RECORDED INFORMATION:
• • • • •
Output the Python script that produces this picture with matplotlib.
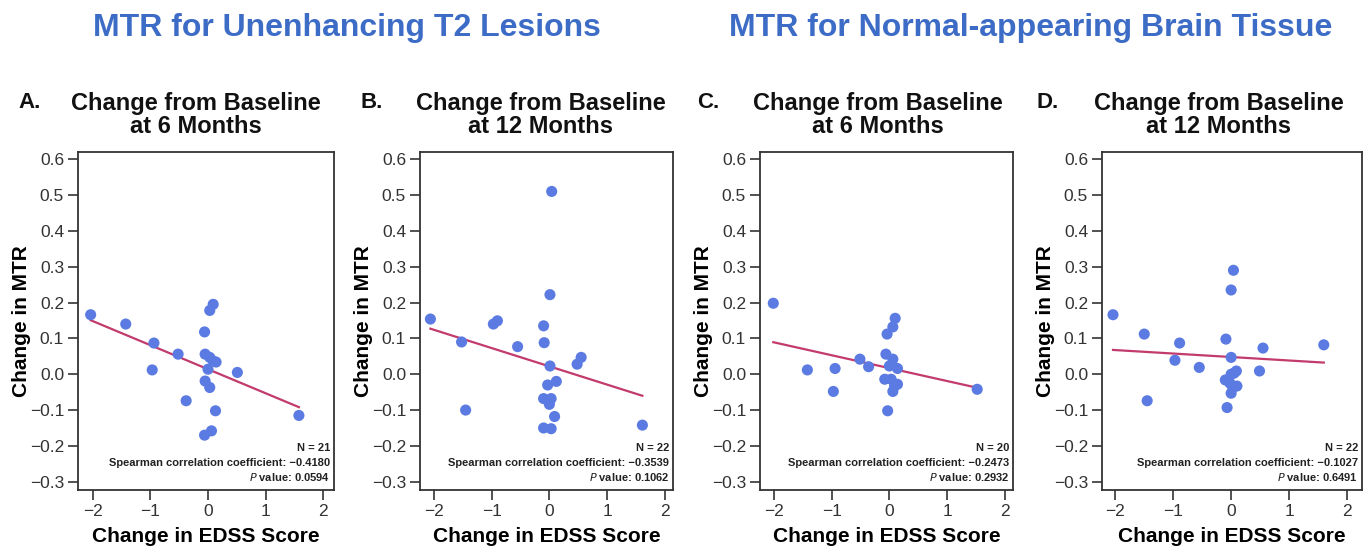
import numpy as np
import matplotlib
matplotlib.use("Agg")
import matplotlib.pyplot as plt
from matplotlib.ticker import FuncFormatter

plt.rcParams['font.family'] = ['Liberation Sans', 'DejaVu Sans']

# ---- data ----
letters = ['A.', 'B.', 'C.', 'D.']
subtitles = ['Change from Baseline\nat 6 Months', 'Change from Baseline\nat 12 Months',
             'Change from Baseline\nat 6 Months', 'Change from Baseline\nat 12 Months']
group_titles = ['MTR for Unenhancing T2 Lesions', 'MTR for Normal-appearing Brain Tissue']

edss_a = [-2.04, -1.43, -0.94, -0.97, -0.52, -0.38, -0.06, -0.05, 0.03, 0.09, 0.14,
          -0.05, 0.03, 0.13, 0.09, 0.03, -0.06, 0.06, 0.51, 1.58, 0.0]
mtr_a = [0.166, 0.140, 0.087, 0.012, 0.056, -0.074, 0.118, 0.056, 0.047, 0.037, 0.034,
         -0.019, -0.037, -0.102, 0.195, 0.178, -0.170, -0.158, 0.005, -0.115, 0.014]

edss_b = [-2.06, -1.52, -1.45, -0.97, -0.90, -0.55, 0.04, 0.01, -0.10, -0.09, 0.01,
          -0.03, 0.12, -0.10, 0.03, 0.0, 0.09, -0.10, 0.03, 0.48, 0.55, 1.61]
mtr_b = [0.154, 0.090, -0.100, 0.140, 0.149, 0.077, 0.510, 0.222, 0.135, 0.088, 0.023,
         -0.030, -0.020, -0.068, -0.068, -0.084, -0.118, -0.150, -0.152, 0.028, 0.047, -0.142]

edss_c = [-2.01, -1.42, -0.94, -0.97, -0.51, -0.36, -0.04, -0.06, 0.06, 0.10, 0.06,
          0.14, -0.08, 0.03, 0.06, 0.14, -0.03, 1.52, 0.0, 0.09]
mtr_c = [0.198, 0.012, 0.016, -0.048, 0.042, 0.021, 0.112, 0.056, 0.042, 0.156, 0.132,
         0.016, -0.014, -0.014, -0.048, -0.028, -0.102, -0.042, 0.023, -0.033]

edss_d = [-2.04, -1.50, -1.45, -0.89, -0.97, -0.55, 0.04, 0.0, -0.09, 0.0, 0.09,
          0.0, -0.10, 0.03, 0.10, 0.0, -0.07, 0.55, 0.49, 1.60, -0.02, 0.05]
mtr_d = [0.166, 0.112, -0.074, 0.087, 0.039, 0.019, 0.290, 0.235, 0.098, 0.047, 0.009,
         0.0, -0.016, -0.037, -0.033, -0.053, -0.093, 0.073, 0.009, 0.082, -0.025, 0.003]

# fitted lines (intercept, slope) as shown
fit_intercept = [0.014, 0.022, 0.017, 0.048]
fit_slope = [-0.067, -0.051, -0.036, -0.0097]

n_values = [21, 22, 20, 22]
spearman = ['\u22120.4180', '\u22120.3539', '\u22120.2473', '\u22120.1027']
p_values = ['0.0594', '0.1062', '0.2932', '0.6491']

xs = [edss_a, edss_b, edss_c, edss_d]
ys = [mtr_a, mtr_b, mtr_c, mtr_d]

W, H = 1367, 556
fig = plt.figure(figsize=(W / 100, H / 100), dpi=100, facecolor='white')

# axes boxes in pixels: left, right, top, bottom
boxes = [(78, 334, 152, 490), (420, 673, 152, 490), (760, 1013, 152, 490), (1102, 1362, 152, 490)]
xlims = [(-2.26, 2.19), (-2.24, 2.14), (-2.24, 2.14), (-2.23, 2.26)]

dot_color = '#5b7be2'
line_color = '#c23b6c'
blue_title = '#3d6cc6'

def minus_fmt(fmt):
    return FuncFormatter(lambda v, p: (fmt % v).replace('-', '\u2212'))

for i in range(4):
    l, r, t, b = boxes[i]
    ax = fig.add_axes([l / W, 1 - b / H, (r - l) / W, (b - t) / H])
    ax.scatter(xs[i], ys[i], s=64, color=dot_color, edgecolors='none', zorder=3)
    xl = np.array([min(xs[i]), max(xs[i])])
    ax.plot(xl, fit_intercept[i] + fit_slope[i] * xl, color=line_color, lw=1.6, zorder=2)
    ax.set_xlim(*xlims[i])
    ax.set_ylim(-0.323, 0.62)
    ax.set_xticks([-2, -1, 0, 1, 2])
    ax.set_yticks(np.arange(-0.3, 0.61, 0.1))
    ax.xaxis.set_major_formatter(minus_fmt('%d'))
    ax.yaxis.set_major_formatter(minus_fmt('%.1f'))
    ax.tick_params(direction='out', length=7, width=1.2, labelsize=12.5,
                   colors='#333333', pad=3)
    for sp in ax.spines.values():
        sp.set_linewidth(1.3)
        sp.set_color('#333333')
    ax.set_ylabel('Change in MTR', fontsize=15, fontweight='bold', labelpad=-1)
    ax.set_xlabel('Change in EDSS Score', fontsize=15, fontweight='bold', labelpad=6)

    ax.text(0.985, 0.124, 'N = %d' % n_values[i], transform=ax.transAxes,
            ha='right', va='center', fontsize=8, fontweight='bold', color='#222222')
    ax.text(0.985, 0.081, 'Spearman correlation coefficient: ' + spearman[i],
            transform=ax.transAxes, ha='right', va='center', fontsize=8,
            fontweight='bold', color='#222222')
    ax.text(0.985, 0.037, '$\\mathbf{\\mathit{P}}$ value: ' + p_values[i],
            transform=ax.transAxes, ha='right', va='center', fontsize=8,
            fontweight='bold', color='#222222')

# panel letters and subtitles
letter_x = [18, 360, 697, 1037]
sub_x = [196, 541, 878, 1219]
for i in range(4):
    fig.text(letter_x[i] / W, 1 - 103 / H, letters[i], fontsize=16, fontweight='bold',
             ha='left', va='center', color='#111111')
    fig.text(sub_x[i] / W, 1 - 115 / H, subtitles[i], fontsize=17, fontweight='bold',
             ha='center', va='center', color='#111111', linespacing=1.0)

fig.text(347 / W, 1 - 28 / H, group_titles[0], fontsize=23, fontweight='bold',
         ha='center', va='center', color=blue_title)
fig.text(1031 / W, 1 - 28 / H, group_titles[1], fontsize=23, fontweight='bold',
         ha='center', va='center', color=blue_title)

fig.savefig('out.png', dpi=100, facecolor='white')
• • • • •
WHAT TO PRODUCE: Copy each line containing the word "matplotlib" from the data.

ANSWER TO THE EXERCISE:
Output the Python script that produces this picture with matplotlib.
import matplotlib
matplotlib.use("Agg")
import matplotlib.pyplot as plt
from matplotlib.ticker import FuncFormatter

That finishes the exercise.